Pourtant, tout roman n'est pas sans défaut. Un ramollissement du rythme du récit, dans son milieu, pourra décevoir ; des personnages qui s'en sortent avec (trop) grand mérite dans une langue que plus personne ne parle depuis des siècles ; des révélations finales, qui si elles expliquent tout, ne justifient pas tout à fait certains événements (l'attaque des agents secrets ouzbeks notamment). Mais ces défauts n'empêchent pas le roman, répétons-le, d'être d'une très bonne tenue, confirmant le talent de l'auteur.
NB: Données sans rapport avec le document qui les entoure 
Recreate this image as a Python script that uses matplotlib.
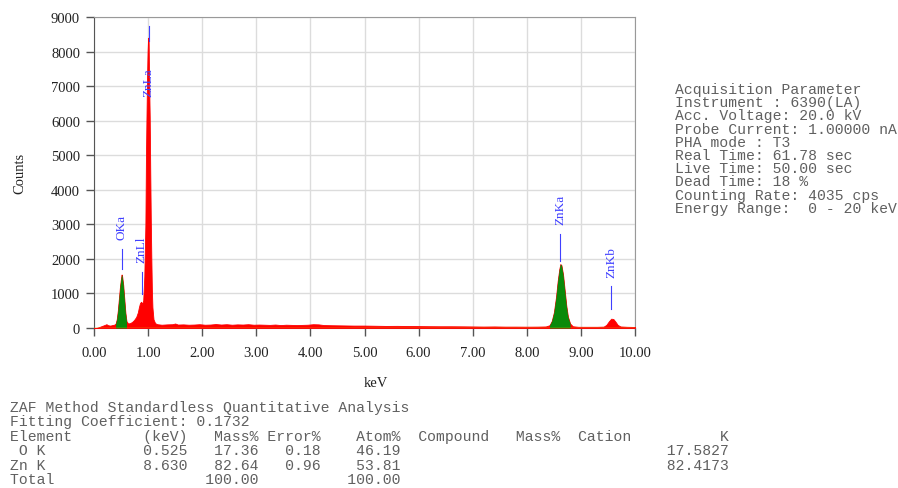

Frédéric Delmeulle se place, avec ses deux romans, comme un spécialiste du récit à conclusion inattendue. Mais avec cent pour cent de ses livres dans ce style-là, ne risque-t-il pas d'ennuyer le lecteur ? Déjà, il ne réussit pas, avec Les Manuscrits de Kinnereth à faire mieux que La Parallèle Vertov, même s'il fait aussi bien. Il fait différent, dans le même genre. Avec une fin encore plus étonnante, des personnages bien plus attachants, bien plus authentiques, bien plus au centre du récit ; avec un sous-marin spatio-temporel déplacé au rang d'accessoire ; avec une histoire qui est finalement bien plus science-fictive et moins une suite d'aventures.

Recommandable !

Auteur plus que prometteur, Frédéric Delmeulle a vu paraître, en cette année 2010, deux romans de qualité, surprenants, aux forts accents de littératures populaires que l'auteur s'amuse à honorer. Faisant passer un excellent moment de lecture, Les Manuscrits de Kinnereth est donc un livre qu'on ne peut que recommander.